Dzhakishev gets 14 Years for Embezzlement

15.03.2010
    A Kazakh court convicted Mukhtar Dzhakishev, a former president of state-run nuclear energy company Kazatomprom, of embezzlement and sentenced him to 14 years in prison.
    Dzhakishev went on trial in January, charged with stealing 99.8 million tenge (about $679,000) during the opening of the Kazatomprom’s representative office in Vienna.
    He was ousted as head of the company last May and later arrested on suspicion of embezzling state shares in uranium deposits, including one co- owned by Canada’s Uranium One Inc., by transferring them to offshore companies. An investigation into the charge continues.
    In addition to the 14-year prison sentence, Dzhakishev was barred from holding a government job for seven years, his lawyer Nurlan Beisekeyev said by telephone from Astana today. The trial was closed to the public. Dzhakishev denies the charges and plans to appeal the verdict, Beisekeyev said.
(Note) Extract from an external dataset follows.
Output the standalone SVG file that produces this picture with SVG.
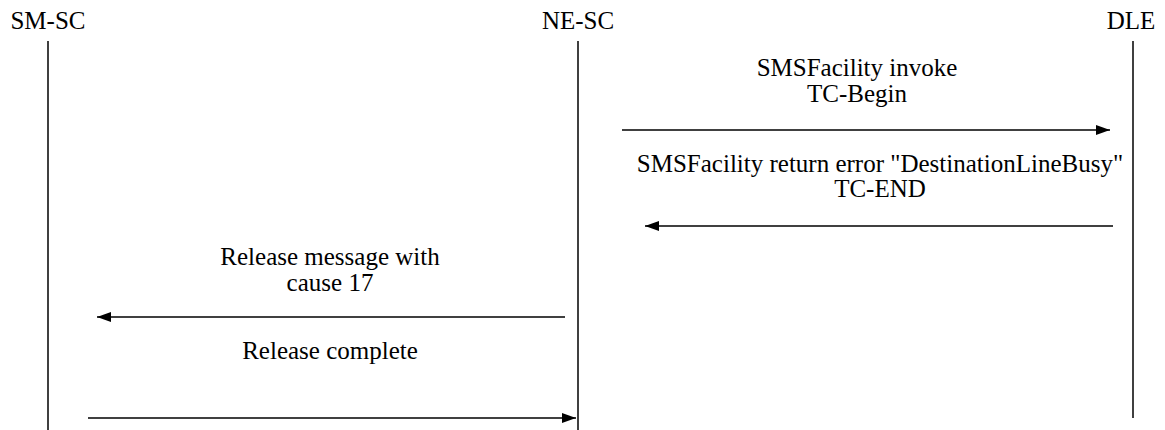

    Earlier this month, Dzhakishev said his trial was rigged and that the court was preventing him from mounting a proper defense. “It’s obvious that I can’t count on getting justice in my own country, and that my fate has been decided in advance,” he told the judge at the time.
    Under Dzhakishev, Kazatomprom planned to make Kazakhstan the world’s largest uranium producer in 2009 as it sought to expand to nuclear power generation and power-plant construction. Kazakhstan said in December it had achieved the goal by overtaking Canada and Australia. The former Soviet republic accounts for 15 percent of world uranium reserves.
    Kazakhstan chairs the Organization for Security and Cooperation in Europe this year, according to Bloomberg.